Scan the data below. Pull out each line where "matplotlib" occurs.

+++

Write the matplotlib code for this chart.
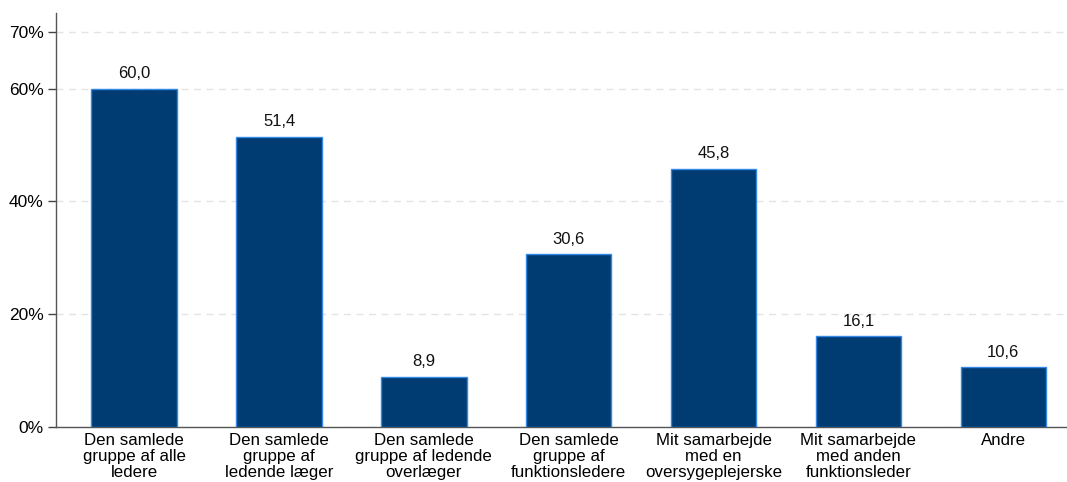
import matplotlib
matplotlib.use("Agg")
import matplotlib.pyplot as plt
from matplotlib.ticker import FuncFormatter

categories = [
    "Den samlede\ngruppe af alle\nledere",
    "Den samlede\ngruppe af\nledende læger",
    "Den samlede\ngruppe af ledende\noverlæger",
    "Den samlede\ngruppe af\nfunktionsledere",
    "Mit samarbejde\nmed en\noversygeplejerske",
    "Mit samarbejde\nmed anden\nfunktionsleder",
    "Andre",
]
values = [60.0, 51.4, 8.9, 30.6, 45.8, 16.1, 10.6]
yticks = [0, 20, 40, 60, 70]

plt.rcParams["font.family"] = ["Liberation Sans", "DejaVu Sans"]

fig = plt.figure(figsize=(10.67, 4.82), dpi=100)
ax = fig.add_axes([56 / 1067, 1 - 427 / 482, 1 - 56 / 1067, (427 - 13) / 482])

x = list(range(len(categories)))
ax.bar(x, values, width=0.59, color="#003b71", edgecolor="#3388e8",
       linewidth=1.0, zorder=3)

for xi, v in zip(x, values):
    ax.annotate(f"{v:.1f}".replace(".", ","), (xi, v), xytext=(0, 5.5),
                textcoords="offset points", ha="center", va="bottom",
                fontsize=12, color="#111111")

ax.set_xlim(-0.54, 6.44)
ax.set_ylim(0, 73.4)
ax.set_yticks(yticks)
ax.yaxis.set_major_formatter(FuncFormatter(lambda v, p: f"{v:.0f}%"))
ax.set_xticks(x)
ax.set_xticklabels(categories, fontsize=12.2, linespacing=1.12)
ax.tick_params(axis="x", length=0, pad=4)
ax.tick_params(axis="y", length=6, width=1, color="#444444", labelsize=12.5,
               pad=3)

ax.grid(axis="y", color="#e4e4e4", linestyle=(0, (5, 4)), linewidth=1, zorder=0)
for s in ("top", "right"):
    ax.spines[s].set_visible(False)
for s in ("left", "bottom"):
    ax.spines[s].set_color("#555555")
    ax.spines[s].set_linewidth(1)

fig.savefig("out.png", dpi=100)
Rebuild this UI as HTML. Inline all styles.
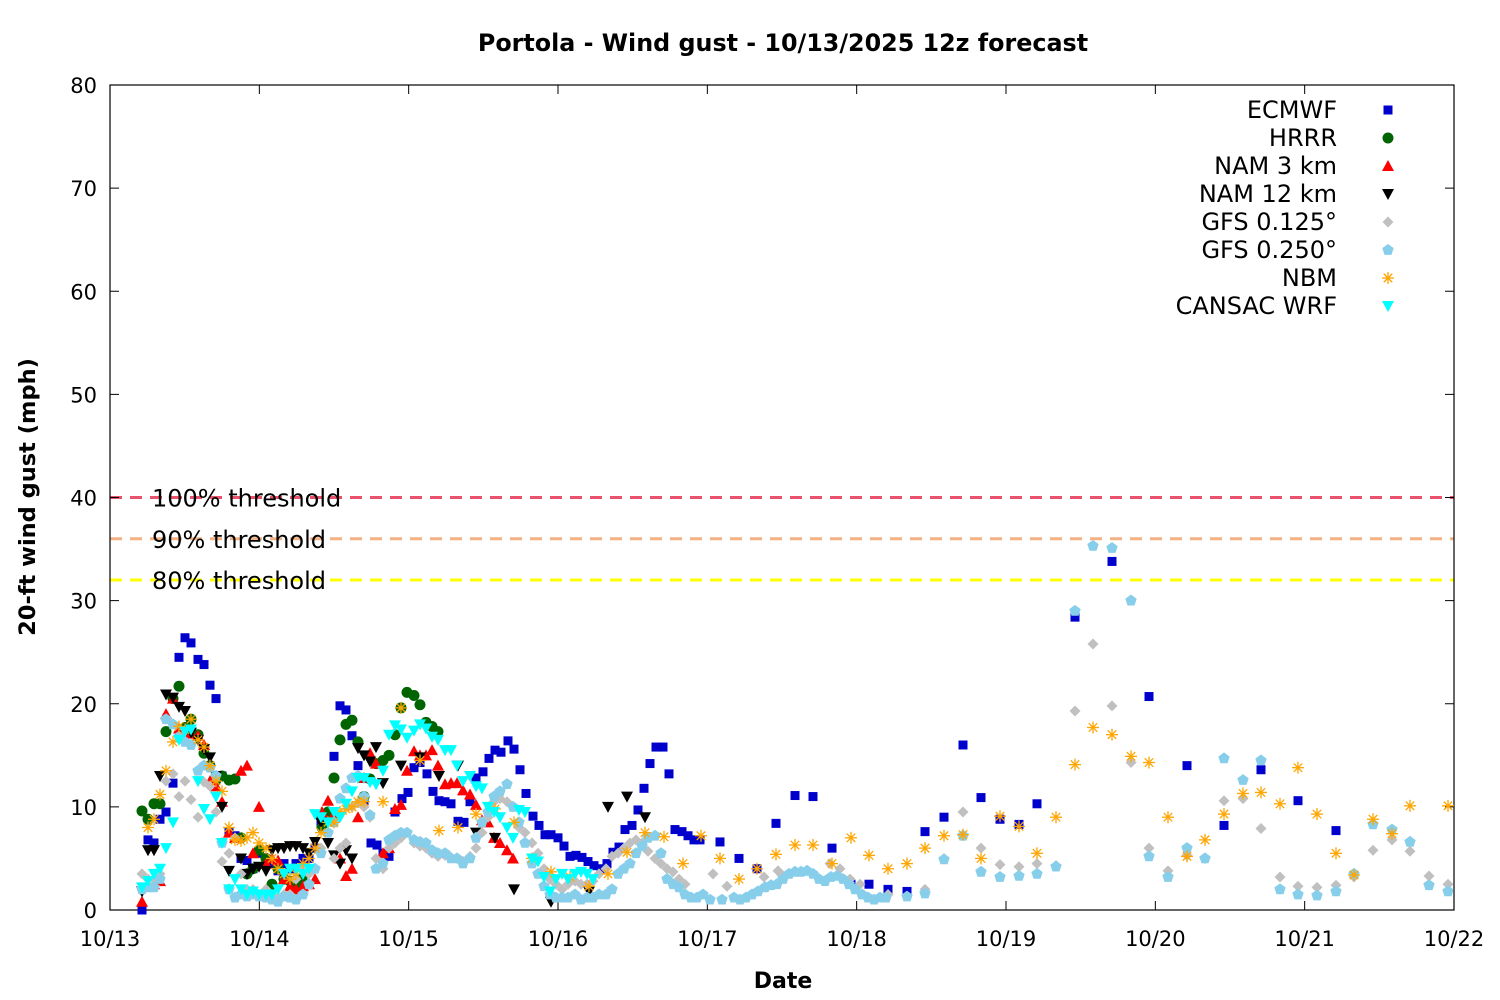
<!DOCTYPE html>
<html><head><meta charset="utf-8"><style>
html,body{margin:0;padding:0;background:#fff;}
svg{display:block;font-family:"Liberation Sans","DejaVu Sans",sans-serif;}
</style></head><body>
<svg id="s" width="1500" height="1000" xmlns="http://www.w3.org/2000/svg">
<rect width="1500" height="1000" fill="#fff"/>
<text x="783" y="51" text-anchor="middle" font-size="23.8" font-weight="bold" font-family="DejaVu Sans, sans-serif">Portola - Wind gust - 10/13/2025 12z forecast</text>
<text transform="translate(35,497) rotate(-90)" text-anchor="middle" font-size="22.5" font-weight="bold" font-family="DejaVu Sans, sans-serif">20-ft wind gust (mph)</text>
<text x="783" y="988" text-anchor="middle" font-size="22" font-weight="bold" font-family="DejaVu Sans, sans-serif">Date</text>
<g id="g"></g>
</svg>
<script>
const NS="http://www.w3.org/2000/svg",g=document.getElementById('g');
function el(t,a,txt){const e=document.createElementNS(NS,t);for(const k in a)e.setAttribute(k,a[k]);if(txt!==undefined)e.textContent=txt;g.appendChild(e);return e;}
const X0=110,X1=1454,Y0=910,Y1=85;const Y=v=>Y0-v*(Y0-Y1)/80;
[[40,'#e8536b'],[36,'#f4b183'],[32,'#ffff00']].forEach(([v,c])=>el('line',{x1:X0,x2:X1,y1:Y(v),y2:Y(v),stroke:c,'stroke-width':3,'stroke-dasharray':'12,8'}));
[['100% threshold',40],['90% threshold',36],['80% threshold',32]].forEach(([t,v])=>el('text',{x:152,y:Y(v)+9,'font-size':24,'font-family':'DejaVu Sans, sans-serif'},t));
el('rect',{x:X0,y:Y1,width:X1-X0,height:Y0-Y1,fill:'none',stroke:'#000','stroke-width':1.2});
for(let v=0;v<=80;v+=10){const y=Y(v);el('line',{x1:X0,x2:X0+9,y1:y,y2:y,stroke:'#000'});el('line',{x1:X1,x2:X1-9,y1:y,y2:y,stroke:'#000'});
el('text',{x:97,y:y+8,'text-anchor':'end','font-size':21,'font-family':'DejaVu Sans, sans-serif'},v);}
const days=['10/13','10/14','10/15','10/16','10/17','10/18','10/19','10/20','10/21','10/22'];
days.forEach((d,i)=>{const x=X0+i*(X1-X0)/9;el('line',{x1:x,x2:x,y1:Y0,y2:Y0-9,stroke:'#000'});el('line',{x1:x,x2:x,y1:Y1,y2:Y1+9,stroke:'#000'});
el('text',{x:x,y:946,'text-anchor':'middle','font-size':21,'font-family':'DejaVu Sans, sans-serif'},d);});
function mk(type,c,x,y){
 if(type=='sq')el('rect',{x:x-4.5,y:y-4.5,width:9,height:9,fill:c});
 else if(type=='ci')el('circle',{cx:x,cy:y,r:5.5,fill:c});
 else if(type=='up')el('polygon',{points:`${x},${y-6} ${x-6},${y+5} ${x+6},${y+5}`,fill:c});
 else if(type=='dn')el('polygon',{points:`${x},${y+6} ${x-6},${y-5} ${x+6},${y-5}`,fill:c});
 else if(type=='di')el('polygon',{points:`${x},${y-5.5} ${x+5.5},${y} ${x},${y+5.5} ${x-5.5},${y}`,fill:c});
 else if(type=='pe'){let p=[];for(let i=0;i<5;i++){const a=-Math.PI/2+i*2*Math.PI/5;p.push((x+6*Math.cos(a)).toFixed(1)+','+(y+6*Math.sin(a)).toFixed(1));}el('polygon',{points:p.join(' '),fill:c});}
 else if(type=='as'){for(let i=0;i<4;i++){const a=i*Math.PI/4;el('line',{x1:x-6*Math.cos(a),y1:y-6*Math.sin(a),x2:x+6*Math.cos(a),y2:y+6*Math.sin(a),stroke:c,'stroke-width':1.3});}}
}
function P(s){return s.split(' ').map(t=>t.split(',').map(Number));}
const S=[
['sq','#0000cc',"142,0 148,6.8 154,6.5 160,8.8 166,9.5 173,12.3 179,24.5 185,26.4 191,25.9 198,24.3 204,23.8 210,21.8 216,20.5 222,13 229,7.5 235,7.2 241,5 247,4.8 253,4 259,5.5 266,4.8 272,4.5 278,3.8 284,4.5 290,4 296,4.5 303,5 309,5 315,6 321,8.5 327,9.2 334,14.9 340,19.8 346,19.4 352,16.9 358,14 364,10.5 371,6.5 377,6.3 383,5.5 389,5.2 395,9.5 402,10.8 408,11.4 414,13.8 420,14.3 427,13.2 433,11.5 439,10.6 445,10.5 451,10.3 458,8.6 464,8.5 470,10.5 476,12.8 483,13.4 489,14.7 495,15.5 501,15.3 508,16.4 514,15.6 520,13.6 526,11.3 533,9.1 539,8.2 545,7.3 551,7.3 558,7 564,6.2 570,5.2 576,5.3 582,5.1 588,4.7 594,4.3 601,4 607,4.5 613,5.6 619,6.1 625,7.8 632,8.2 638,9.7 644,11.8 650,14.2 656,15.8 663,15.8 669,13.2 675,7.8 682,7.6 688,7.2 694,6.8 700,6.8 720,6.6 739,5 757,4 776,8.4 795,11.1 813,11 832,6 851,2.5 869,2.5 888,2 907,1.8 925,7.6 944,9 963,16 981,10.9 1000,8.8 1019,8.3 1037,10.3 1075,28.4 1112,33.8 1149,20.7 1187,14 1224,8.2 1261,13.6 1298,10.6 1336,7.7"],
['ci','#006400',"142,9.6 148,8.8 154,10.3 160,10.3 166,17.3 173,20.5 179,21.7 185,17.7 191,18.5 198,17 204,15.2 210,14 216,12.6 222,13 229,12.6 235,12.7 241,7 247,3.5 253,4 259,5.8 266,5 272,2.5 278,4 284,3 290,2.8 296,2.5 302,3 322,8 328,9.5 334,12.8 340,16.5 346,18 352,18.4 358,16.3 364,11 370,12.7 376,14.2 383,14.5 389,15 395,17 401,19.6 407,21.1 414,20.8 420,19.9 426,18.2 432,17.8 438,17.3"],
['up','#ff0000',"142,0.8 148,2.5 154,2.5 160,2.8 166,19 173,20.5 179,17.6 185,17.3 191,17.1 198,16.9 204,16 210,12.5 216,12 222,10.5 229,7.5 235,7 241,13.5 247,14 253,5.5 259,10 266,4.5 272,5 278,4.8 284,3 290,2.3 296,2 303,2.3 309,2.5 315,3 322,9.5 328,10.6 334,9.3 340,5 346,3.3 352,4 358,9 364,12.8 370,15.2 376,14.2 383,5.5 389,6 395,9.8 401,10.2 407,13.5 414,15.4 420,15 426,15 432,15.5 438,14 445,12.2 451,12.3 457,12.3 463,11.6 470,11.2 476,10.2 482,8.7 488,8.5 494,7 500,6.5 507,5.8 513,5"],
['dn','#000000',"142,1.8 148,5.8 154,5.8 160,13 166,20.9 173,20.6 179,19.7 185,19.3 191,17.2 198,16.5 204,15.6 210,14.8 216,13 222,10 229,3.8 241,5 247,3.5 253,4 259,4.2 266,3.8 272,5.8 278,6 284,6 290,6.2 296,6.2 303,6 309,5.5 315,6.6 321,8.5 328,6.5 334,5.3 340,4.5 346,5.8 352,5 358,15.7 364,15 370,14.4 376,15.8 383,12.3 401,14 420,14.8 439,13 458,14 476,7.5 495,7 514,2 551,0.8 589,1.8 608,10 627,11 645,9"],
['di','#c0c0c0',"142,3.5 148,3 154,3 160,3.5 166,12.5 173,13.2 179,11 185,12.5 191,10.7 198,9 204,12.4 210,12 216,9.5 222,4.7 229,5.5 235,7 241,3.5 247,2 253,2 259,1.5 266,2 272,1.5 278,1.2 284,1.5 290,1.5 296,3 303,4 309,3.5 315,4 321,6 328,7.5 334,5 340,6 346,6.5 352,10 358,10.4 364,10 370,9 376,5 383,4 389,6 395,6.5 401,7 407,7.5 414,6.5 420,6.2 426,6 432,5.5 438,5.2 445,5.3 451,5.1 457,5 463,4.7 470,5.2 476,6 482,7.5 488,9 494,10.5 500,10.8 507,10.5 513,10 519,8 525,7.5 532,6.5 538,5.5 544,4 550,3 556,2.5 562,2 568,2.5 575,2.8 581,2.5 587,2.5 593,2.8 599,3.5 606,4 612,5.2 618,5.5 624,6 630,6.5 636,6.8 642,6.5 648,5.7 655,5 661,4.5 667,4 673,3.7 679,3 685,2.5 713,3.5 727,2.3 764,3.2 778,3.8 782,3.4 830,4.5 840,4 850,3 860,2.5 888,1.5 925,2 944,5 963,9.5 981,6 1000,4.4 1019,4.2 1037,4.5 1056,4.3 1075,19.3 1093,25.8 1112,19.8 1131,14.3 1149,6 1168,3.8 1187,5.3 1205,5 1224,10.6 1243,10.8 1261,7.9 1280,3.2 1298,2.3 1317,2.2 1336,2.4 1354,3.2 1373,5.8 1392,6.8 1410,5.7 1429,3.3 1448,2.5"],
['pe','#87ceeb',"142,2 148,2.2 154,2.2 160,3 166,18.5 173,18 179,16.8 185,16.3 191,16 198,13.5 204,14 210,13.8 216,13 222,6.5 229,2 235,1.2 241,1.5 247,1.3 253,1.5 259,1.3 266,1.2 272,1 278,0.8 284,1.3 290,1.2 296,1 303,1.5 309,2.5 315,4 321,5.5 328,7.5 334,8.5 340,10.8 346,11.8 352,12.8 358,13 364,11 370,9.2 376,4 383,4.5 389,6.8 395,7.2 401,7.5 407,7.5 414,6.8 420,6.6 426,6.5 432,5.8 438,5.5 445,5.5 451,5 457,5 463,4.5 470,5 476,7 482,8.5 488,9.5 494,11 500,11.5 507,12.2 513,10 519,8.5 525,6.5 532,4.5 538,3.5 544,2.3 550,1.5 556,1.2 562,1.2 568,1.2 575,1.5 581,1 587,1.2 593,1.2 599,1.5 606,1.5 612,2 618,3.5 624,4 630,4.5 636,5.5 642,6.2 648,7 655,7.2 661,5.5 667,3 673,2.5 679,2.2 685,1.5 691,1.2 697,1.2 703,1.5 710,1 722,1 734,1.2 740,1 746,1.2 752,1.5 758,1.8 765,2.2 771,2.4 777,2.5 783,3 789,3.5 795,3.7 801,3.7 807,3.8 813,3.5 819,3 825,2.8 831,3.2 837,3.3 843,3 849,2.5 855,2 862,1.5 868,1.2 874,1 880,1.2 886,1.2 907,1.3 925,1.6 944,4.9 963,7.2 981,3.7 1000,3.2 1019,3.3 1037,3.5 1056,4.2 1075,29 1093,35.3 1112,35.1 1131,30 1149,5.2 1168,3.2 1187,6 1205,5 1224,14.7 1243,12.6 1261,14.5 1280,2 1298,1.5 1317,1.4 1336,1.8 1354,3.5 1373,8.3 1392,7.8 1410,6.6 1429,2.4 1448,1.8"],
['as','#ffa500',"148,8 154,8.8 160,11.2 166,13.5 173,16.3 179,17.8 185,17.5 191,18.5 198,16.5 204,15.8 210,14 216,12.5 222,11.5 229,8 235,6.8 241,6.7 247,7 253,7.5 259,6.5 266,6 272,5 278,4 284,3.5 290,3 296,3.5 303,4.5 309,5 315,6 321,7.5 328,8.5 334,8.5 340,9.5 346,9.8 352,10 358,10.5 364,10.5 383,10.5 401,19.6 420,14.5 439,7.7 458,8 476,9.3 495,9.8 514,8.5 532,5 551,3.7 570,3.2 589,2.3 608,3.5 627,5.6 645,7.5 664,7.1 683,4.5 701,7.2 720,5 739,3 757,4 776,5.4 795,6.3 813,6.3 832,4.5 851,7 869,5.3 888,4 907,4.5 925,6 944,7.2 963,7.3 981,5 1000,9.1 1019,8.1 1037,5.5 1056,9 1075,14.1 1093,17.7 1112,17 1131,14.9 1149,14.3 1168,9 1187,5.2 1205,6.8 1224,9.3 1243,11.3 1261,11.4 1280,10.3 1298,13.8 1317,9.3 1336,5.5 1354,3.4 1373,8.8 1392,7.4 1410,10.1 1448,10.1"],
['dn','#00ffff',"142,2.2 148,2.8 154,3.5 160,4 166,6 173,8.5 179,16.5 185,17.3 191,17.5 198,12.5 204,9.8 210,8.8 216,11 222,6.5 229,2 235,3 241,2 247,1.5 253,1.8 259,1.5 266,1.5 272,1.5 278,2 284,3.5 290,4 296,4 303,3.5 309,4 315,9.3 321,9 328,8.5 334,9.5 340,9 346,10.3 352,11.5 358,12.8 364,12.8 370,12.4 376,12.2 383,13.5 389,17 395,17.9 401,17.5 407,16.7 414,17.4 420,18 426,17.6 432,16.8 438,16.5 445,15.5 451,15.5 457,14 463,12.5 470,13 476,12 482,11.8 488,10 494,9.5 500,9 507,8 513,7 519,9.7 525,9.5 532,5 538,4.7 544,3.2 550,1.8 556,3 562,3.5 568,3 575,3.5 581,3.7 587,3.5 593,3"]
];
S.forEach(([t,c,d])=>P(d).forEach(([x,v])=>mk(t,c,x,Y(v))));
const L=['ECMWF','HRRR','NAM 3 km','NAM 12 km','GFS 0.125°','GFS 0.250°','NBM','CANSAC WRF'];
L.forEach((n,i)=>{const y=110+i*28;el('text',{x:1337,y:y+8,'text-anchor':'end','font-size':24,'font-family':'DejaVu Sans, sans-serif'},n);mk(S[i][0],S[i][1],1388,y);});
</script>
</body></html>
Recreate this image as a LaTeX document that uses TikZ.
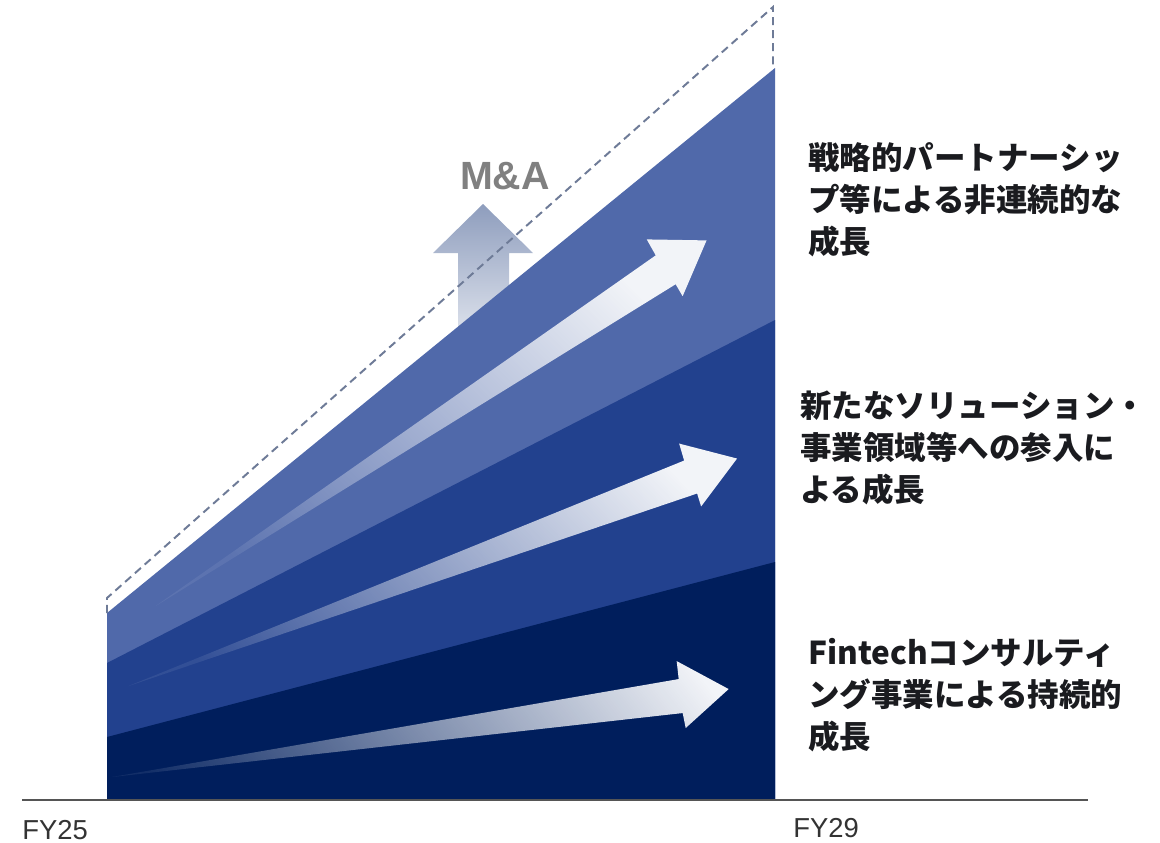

+++

• THE ANSWER:
Write the matplotlib code for this chart.
import matplotlib
matplotlib.use("Agg")
import matplotlib.pyplot as plt
from matplotlib.ticker import FuncFormatter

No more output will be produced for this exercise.